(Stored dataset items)

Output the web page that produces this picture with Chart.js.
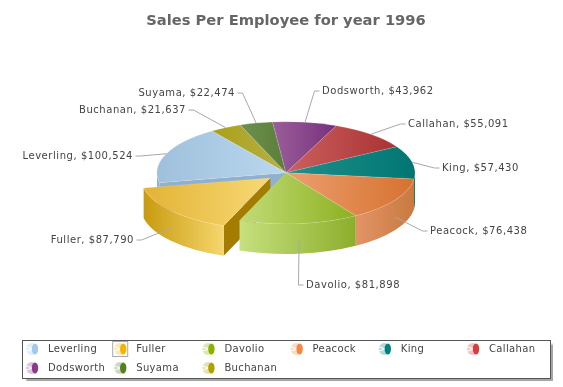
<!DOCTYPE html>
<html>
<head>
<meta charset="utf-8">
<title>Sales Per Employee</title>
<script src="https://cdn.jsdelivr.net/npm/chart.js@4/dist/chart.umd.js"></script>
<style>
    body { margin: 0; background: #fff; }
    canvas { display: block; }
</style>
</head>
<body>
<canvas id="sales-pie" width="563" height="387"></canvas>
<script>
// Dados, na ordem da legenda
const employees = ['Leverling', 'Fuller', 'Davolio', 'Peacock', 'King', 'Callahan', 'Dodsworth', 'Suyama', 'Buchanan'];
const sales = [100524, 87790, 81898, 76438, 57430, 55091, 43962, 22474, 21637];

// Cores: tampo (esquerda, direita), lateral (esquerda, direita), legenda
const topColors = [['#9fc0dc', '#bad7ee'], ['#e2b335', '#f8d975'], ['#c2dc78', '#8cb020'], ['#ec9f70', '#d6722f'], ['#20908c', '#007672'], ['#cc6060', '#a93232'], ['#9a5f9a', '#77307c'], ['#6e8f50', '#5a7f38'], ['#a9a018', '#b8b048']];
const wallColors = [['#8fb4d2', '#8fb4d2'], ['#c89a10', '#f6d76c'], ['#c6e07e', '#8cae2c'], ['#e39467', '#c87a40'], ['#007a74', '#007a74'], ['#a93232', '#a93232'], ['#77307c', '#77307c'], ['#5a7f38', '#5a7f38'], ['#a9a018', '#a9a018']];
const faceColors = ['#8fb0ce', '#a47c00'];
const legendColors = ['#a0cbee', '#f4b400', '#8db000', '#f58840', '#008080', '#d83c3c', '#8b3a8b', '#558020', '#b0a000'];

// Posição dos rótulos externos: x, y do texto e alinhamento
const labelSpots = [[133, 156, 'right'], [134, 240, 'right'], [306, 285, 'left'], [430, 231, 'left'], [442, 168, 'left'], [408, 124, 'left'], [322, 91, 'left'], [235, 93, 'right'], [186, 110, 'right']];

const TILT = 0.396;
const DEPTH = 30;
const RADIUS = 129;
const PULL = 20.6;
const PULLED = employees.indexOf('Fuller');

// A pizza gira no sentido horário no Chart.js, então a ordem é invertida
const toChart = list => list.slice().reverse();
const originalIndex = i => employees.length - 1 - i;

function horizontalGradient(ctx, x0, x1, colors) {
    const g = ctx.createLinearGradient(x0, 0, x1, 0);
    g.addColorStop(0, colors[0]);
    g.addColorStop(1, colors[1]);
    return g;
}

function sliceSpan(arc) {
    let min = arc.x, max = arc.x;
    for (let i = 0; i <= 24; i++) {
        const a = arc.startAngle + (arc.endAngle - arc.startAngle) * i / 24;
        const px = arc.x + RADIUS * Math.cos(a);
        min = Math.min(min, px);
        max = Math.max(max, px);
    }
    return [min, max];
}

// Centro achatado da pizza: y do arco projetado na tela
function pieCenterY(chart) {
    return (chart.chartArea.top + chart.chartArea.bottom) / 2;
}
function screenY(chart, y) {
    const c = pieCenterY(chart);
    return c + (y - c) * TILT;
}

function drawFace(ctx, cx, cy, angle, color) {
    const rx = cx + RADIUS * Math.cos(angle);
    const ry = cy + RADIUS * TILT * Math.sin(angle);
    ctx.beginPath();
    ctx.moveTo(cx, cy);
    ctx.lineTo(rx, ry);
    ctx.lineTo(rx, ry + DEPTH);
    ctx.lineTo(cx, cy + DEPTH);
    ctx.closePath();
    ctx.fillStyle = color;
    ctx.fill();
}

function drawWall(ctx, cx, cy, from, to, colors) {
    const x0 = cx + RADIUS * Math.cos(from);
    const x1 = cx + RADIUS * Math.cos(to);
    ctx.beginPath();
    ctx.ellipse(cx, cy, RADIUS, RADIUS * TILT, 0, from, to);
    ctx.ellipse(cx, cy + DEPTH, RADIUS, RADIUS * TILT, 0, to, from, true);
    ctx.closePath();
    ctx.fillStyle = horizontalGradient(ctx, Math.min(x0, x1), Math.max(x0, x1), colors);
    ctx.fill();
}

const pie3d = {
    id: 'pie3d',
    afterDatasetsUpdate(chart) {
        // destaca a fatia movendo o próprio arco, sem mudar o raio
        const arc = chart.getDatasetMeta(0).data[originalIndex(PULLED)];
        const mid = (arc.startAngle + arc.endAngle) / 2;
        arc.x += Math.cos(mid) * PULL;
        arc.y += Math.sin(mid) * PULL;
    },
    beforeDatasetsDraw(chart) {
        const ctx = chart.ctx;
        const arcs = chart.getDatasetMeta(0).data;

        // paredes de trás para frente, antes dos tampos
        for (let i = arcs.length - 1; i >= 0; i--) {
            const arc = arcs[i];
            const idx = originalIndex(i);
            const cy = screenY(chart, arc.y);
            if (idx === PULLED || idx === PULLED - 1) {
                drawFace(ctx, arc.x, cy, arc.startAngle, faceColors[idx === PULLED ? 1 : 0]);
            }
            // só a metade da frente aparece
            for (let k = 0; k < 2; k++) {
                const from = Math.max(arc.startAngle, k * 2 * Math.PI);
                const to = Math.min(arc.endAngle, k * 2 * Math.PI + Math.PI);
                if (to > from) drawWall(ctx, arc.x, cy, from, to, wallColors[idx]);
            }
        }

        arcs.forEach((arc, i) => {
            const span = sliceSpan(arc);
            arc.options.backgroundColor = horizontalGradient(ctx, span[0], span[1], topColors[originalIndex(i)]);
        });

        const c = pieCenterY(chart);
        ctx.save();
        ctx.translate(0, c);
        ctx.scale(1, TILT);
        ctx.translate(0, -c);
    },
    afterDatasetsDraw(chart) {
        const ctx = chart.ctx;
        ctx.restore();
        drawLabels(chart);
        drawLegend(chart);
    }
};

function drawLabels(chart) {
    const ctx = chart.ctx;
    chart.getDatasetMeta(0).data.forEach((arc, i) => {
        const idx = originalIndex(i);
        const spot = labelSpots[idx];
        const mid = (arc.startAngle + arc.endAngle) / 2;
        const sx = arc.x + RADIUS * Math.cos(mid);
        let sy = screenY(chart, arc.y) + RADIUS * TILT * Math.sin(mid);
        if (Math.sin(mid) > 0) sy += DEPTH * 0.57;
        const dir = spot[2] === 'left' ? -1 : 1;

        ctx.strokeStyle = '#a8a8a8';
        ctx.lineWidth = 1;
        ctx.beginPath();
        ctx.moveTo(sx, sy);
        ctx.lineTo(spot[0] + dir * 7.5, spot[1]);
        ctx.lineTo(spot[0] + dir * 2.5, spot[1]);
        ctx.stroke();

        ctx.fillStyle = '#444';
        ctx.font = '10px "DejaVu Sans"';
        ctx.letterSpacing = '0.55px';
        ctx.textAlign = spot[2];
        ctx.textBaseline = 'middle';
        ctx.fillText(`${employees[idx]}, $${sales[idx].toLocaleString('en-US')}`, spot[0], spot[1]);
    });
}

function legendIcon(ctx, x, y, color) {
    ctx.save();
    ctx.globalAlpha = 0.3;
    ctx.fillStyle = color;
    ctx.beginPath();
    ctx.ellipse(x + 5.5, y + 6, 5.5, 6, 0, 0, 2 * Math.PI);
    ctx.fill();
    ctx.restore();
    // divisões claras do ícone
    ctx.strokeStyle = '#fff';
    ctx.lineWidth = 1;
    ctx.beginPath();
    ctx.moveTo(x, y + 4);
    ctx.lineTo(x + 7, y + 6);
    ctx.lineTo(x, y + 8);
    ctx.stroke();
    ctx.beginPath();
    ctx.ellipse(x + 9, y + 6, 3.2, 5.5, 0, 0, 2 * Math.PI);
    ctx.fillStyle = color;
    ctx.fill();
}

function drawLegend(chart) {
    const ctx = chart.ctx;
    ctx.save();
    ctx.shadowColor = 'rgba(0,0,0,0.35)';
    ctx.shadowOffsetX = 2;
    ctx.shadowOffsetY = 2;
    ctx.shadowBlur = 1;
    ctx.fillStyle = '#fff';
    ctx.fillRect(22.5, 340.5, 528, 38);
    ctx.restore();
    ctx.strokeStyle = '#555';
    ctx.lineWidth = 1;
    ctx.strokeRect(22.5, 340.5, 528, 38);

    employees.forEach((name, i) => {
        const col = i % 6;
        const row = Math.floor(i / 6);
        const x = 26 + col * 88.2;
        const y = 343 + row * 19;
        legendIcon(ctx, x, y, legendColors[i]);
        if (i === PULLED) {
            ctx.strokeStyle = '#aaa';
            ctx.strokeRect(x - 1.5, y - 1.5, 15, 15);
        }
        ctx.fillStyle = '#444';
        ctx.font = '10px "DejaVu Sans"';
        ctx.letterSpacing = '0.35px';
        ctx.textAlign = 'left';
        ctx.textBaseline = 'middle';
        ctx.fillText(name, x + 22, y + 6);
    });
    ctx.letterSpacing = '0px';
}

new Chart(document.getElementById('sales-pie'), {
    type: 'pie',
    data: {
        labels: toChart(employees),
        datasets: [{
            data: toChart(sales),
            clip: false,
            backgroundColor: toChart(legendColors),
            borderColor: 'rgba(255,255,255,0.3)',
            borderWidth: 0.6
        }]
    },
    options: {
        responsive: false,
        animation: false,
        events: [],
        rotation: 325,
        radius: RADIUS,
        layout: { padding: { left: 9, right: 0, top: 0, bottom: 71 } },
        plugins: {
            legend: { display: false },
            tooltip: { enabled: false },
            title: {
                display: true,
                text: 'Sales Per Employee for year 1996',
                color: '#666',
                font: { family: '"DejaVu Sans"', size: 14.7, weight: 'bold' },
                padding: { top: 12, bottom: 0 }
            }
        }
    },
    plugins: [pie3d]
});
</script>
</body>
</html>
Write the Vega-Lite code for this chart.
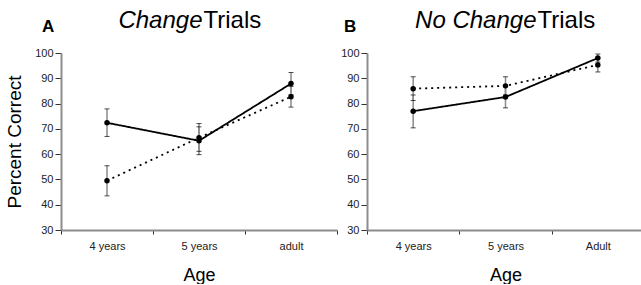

§ **Job**
Repeat the lines above, starting at the first and stopping after the line that holds "43962, 22474, 21637];", with the pictures left out.

§ **Exercise result**
Output the web page that produces this picture with Chart.js.
<!DOCTYPE html>
<html>
<head>
<meta charset="utf-8">
<title>Sales Per Employee</title>
<script src="https://cdn.jsdelivr.net/npm/chart.js@4/dist/chart.umd.js"></script>
<style>
    body { margin: 0; background: #fff; }
    canvas { display: block; }
</style>
</head>
<body>
<canvas id="sales-pie" width="563" height="387"></canvas>
<script>
// Dados, na ordem da legenda
const employees = ['Leverling', 'Fuller', 'Davolio', 'Peacock', 'King', 'Callahan', 'Dodsworth', 'Suyama', 'Buchanan'];
const sales = [100524, 87790, 81898, 76438, 57430, 55091, 43962, 22474, 21637];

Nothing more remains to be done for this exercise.